Posts Tagged ‘Ceramic’

This journey of Violets continues with shy Clivias.

October 16, 2017

IMG_1163Violets etc

Creating secret areas in a small garden is very possible. Just allow growing things to go their own way. We rarely take plants out, instead provide freedom for whatever might want to grow.  The background of the bay trees against the paling fence at the back of our garden is being utilised to provide shelter and shade to many plants, especially many Clivias that are now flowering so generously.

The bay trees have just finished flowering and we continue to sweep up the debris. It is odd, but I can’t remember actually using the plethora of bay leaves in any of our cooking nor putting them in my sock drawer. Heaven knows my socks can do with bay-leaves.

In my mother’s cooking, bay leaves were often the main course, or at least I seem to still recall the taste and smell of them, especially in her roasts. She might well have over-used bay leaves in her cooking.

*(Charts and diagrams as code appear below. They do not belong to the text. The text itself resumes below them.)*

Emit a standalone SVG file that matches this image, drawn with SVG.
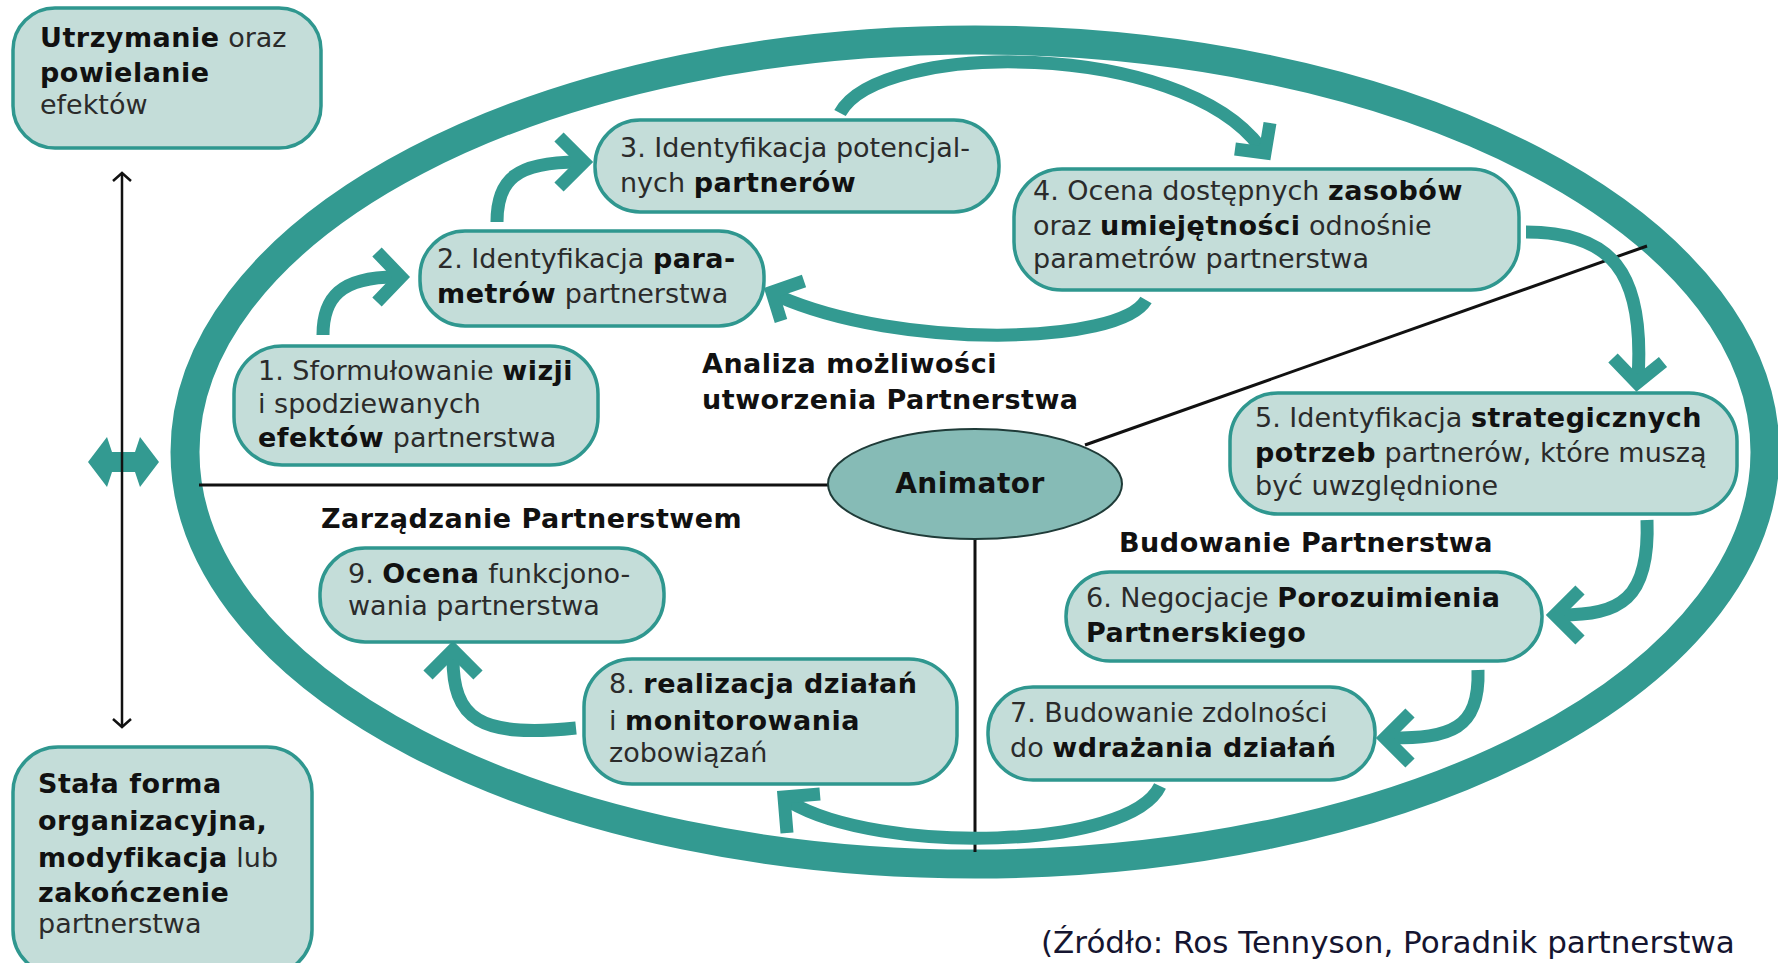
<svg xmlns="http://www.w3.org/2000/svg" width="1778" height="963" viewBox="0 0 1778 963">
<defs>
<style>
text{font-family:"DejaVu Sans","Liberation Sans",sans-serif;font-size:27px;fill:#2b2b2b}
.b{font-weight:bold;fill:#111;letter-spacing:0.5px}
.box{fill:#c4ddd9;stroke:#2f978f;stroke-width:3.5}
.ring{fill:none;stroke:#339a91;stroke-width:29}
.ln{stroke:#111;stroke-width:3;fill:none}
.ar{fill:none;stroke:#339a91;stroke-width:13;stroke-linecap:butt;stroke-linejoin:miter}
.thin{fill:none;stroke:#111;stroke-width:2.5}
</style>
</defs>
<rect width="1778" height="963" fill="#fff"/>
<g id="frame">
<ellipse class="ring" cx="975" cy="452" rx="790" ry="412"/>
</g>
<g id="connectors">
<line class="ln" x1="199" y1="485" x2="830" y2="485"/>
<line class="ln" x1="975" y1="538" x2="975" y2="852"/>
<line class="ln" x1="1085" y1="445" x2="1647" y2="246"/>
<polygon fill="#339a91" points="88,462 107,437 112,452 135,452 140,437 159,462 140,487 135,472 112,472 107,487"/>
<line class="thin" x1="122" y1="173" x2="122" y2="727"/>
<polyline class="thin" points="113,181 122,173 131,181"/>
<polyline class="thin" points="113,719 122,727 131,719"/>
<path class="ar" d="M323 335 C323 298 340 277 396 277"/>
<polyline class="ar" points="377,252 401,277 377,302"/>
<path class="ar" d="M497 222 C497 180 515 162 579 162"/>
<polyline class="ar" points="559,137 584,162 559,187"/>
<path class="ar" d="M840 113 C880 40 1180 40 1260 147"/>
<polyline class="ar" points="1235,149 1265,153 1270,123"/>
<path class="ar" d="M1146 300 C1120 345 900 350 778 296"/>
<polyline class="ar" points="781,321 772,292 804,281"/>
<path class="ar" d="M1526 232 C1610 232 1645 270 1638 378"/>
<polyline class="ar" points="1613,358 1637,383 1663,362"/>
<path class="ar" d="M1647 520 C1650 600 1620 615 1560 615"/>
<polyline class="ar" points="1580,590 1555,615 1580,640"/>
<path class="ar" d="M1478 670 C1480 730 1450 738 1390 738"/>
<polyline class="ar" points="1410,713 1385,738 1410,763"/>
<path class="ar" d="M1160 786 C1130 850 880 855 790 802"/>
<polyline class="ar" points="787,833 784,797 820,794"/>
<path class="ar" d="M576 728 C480 738 452 720 453 655"/>
<polyline class="ar" points="428,675 453,650 478,675"/>
</g>
<g id="animator">
<ellipse cx="975" cy="484" rx="147" ry="55" fill="#86bbb6" stroke="#1f3b38" stroke-width="2"/>
<text class="b" x="970" y="493" text-anchor="middle" style="font-size:28px">Animator</text>
</g>
<g id="label-analiza">
<text class="b" x="702" y="373">Analiza możliwości</text>
<text class="b" x="702" y="409">utworzenia Partnerstwa</text>
</g>
<g id="label-zarzadzanie">
<text class="b" x="321" y="528">Zarządzanie Partnerstwem</text>
</g>
<g id="label-budowanie">
<text class="b" x="1119" y="552">Budowanie Partnerstwa</text>
</g>
<g id="box-utrzymanie">
<rect class="box" x="13" y="8" width="308" height="140" rx="42"/>
<text x="40" y="47"><tspan class="b">Utrzymanie</tspan> oraz</text>
<text x="40" y="82" class="b">powielanie</text>
<text x="40" y="114">efektów</text>
</g>
<g id="box-stala">
<rect class="box" x="13" y="747" width="299" height="228" rx="45"/>
<text x="38" y="793" class="b">Stała forma</text>
<text x="38" y="830" class="b">organizacyjna,</text>
<text x="38" y="867"><tspan class="b">modyfikacja</tspan> lub</text>
<text x="38" y="902" class="b">zakończenie</text>
<text x="38" y="933">partnerstwa</text>
</g>
<g id="node1">
<rect class="box" x="234" y="346" width="364" height="119" rx="48"/>
<text x="258" y="380">1. Sformułowanie <tspan class="b">wizji</tspan></text>
<text x="258" y="413">i spodziewanych</text>
<text x="258" y="447"><tspan class="b">efektów</tspan> partnerstwa</text>
</g>
<g id="node2">
<rect class="box" x="420" y="231" width="344" height="95" rx="45"/>
<text x="437" y="268">2. Identyfikacja <tspan class="b">para-</tspan></text>
<text x="437" y="303"><tspan class="b">metrów</tspan> partnerstwa</text>
</g>
<g id="node3">
<rect class="box" x="595" y="120" width="404" height="92" rx="45"/>
<text x="620" y="157">3. Identyfikacja potencjal-</text>
<text x="620" y="192">nych <tspan class="b">partnerów</tspan></text>
</g>
<g id="node4">
<rect class="box" x="1014" y="169" width="505" height="121" rx="48"/>
<text x="1033" y="200">4. Ocena dostępnych <tspan class="b">zasobów</tspan></text>
<text x="1033" y="235">oraz <tspan class="b">umiejętności</tspan> odnośnie</text>
<text x="1033" y="268">parametrów partnerstwa</text>
</g>
<g id="node5">
<rect class="box" x="1230" y="393" width="507" height="121" rx="48"/>
<text x="1255" y="427">5. Identyfikacja <tspan class="b">strategicznych</tspan></text>
<text x="1255" y="462"><tspan class="b">potrzeb</tspan> partnerów, które muszą</text>
<text x="1255" y="495">być uwzględnione</text>
</g>
<g id="node6">
<rect class="box" x="1066" y="572" width="476" height="89" rx="44"/>
<text x="1086" y="607">6. Negocjacje <tspan class="b">Porozuimienia</tspan></text>
<text x="1086" y="642" class="b">Partnerskiego</text>
</g>
<g id="node7">
<rect class="box" x="988" y="687" width="387" height="93" rx="45"/>
<text x="1010" y="722">7. Budowanie zdolności</text>
<text x="1010" y="757">do <tspan class="b">wdrażania działań</tspan></text>
</g>
<g id="node8">
<rect class="box" x="584" y="659" width="373" height="125" rx="48"/>
<text x="609" y="693">8. <tspan class="b">realizacja działań</tspan></text>
<text x="609" y="730">i <tspan class="b">monitorowania</tspan></text>
<text x="609" y="762">zobowiązań</text>
</g>
<g id="node9">
<rect class="box" x="320" y="548" width="344" height="94" rx="45"/>
<text x="348" y="583">9. <tspan class="b">Ocena</tspan> funkcjono-</text>
<text x="348" y="615">wania partnerstwa</text>
</g>
<g id="source">
<text x="1041" y="953" style="font-size:31px;fill:#151530">(Źródło: Ros Tennyson, Poradnik partnerstwa</text>
</g>
</svg>
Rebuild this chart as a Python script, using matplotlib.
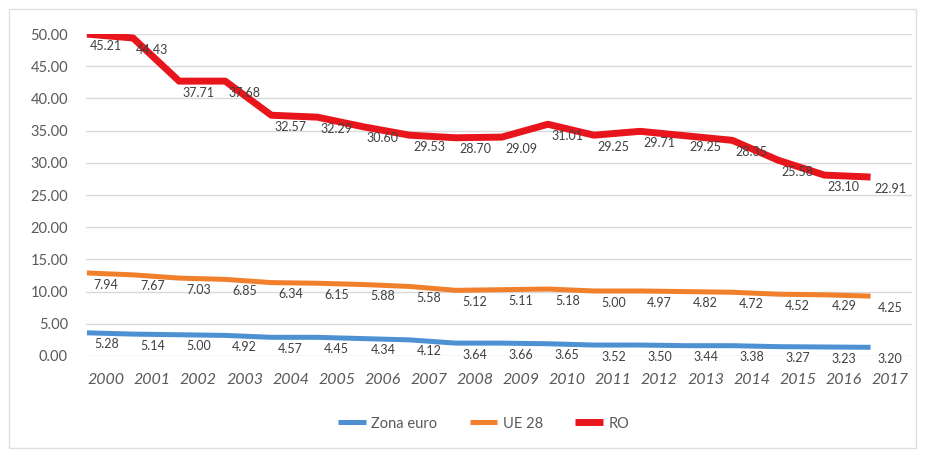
import matplotlib.pyplot as plt
from matplotlib.patches import Rectangle

plt.rcParams['font.family'] = ['Lato', 'DejaVu Sans']

years = [str(y) for y in range(2000, 2018)]

# plotted series
zona_euro = [3.6, 3.4, 3.3, 3.2, 2.9, 2.9, 2.7, 2.5, 2.0, 2.0, 1.9, 1.7, 1.7, 1.6, 1.6, 1.45, 1.4, 1.35]
ue28 = [12.9, 12.6, 12.1, 11.9, 11.4, 11.3, 11.1, 10.8, 10.2, 10.3, 10.4, 10.1, 10.1, 10.0, 9.9, 9.6, 9.5, 9.3]
ro = [50.0, 49.4, 42.7, 42.7, 37.4, 37.1, 35.6, 34.3, 33.9, 34.0, 36.0, 34.3, 34.9, 34.2, 33.5, 30.4, 28.1, 27.8]

# data labels printed under each point
zona_euro_labels = ['5.28', '5.14', '5.00', '4.92', '4.57', '4.45', '4.34', '4.12', '3.64', '3.66',
                    '3.65', '3.52', '3.50', '3.44', '3.38', '3.27', '3.23', '3.20']
ue28_labels = ['7.94', '7.67', '7.03', '6.85', '6.34', '6.15', '5.88', '5.58', '5.12', '5.11',
               '5.18', '5.00', '4.97', '4.82', '4.72', '4.52', '4.29', '4.25']
ro_labels = ['45.21', '44.43', '37.71', '37.68', '32.57', '32.29', '30.60', '29.53', '28.70', '29.09',
             '31.01', '29.25', '29.71', '29.25', '28.35', '25.58', '23.10', '22.91']

fig = plt.figure(figsize=(9.25, 4.55), dpi=100)
ax = fig.add_axes([0.093, 0.2176, 0.893, 0.7074])

x = list(range(len(years)))
shift = 0.42
series = [
    (zona_euro, zona_euro_labels, '#4e91d2', 3.6, 'Zona euro'),
    (ue28, ue28_labels, '#f0802b', 3.6, 'UE 28'),
    (ro, ro_labels, '#e8161c', 5.0, 'RO'),
]
for vals, labels, color, lw, name in series:
    ax.plot(x, vals, color=color, lw=lw, label=name, solid_joinstyle='round',
            solid_capstyle='butt', zorder=3)
    for i, (v, t) in enumerate(zip(vals, labels)):
        ax.annotate(t, (i + shift, v), xytext=(0, -4), textcoords='offset points',
                    ha='center', va='top', fontsize=9, color='#404040', zorder=4)

ax.set_ylim(0, 50)
ax.set_xlim(-0.02, 17.9)
ax.set_yticks(range(0, 51, 5))
ax.set_yticklabels([f'{v:.2f}' for v in range(0, 51, 5)], fontsize=10.5, color='#595959')
ax.set_xticks([i + shift for i in x])
ax.set_xticklabels(years, fontsize=11.5, style='italic', color='#595959')
ax.tick_params(length=0, pad=12)
ax.tick_params(axis='y', pad=13)
ax.grid(axis='y', color='#d9d9d9', lw=1)
ax.set_axisbelow(True)
for s in ax.spines.values():
    s.set_visible(False)

fig.legend(loc='lower center', bbox_to_anchor=(0.523, 0.025), ncol=3, frameon=False,
           fontsize=10.5, handlelength=1.9, handletextpad=0.4, columnspacing=2.2,
           labelcolor='#595959')

fig.patches.append(Rectangle((0.01, 0.015), 0.98, 0.965, transform=fig.transFigure,
                             fill=False, edgecolor='#e0e0e0', lw=1))

fig.savefig('out.png', dpi=100)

It’s odd how even smells from decades ago, one can still recall. I don’t think bay leaves were used to ward of moths in the wardrobes of my childhood. I think she used those white moth balls.  I discovered rummaging through those mothball laden wardrobes a secret hoard of coins in a wooden box. The coins were all in separate divisions with the names of my brothers all neatly written on them.

My dad did not like eating shoulder of sheep/lamb and it could well be that the excess use of the bay leaves were cunningly used to hide my mother’s ploy to dish up sheep disguised as roast beef. My mother was very thrifty and sheep was cheaper. In any case, rummaging through those wardrobes and finding the coins I used to pilfer my brothers’ hoard of coins  to occasionally buy an ice-cream. Oh, how they tasted so wonderful and without guilt. The benefits of a still uncorrupted childhood.

Kalanchoe

Here is a rather haughty Kalanchoe. It had to be elevated so it is perched on top of the Mexican Chimeney in which we sometimes light a fire during a chilly winter’s afternoon. Isn’t it beautiful?

Both the light ceramic blue and white pot in the first picture and the dish below the Kalanchoe are from the same before mentioned pottery friend. The little white flowering bush on the left side is a Hebe.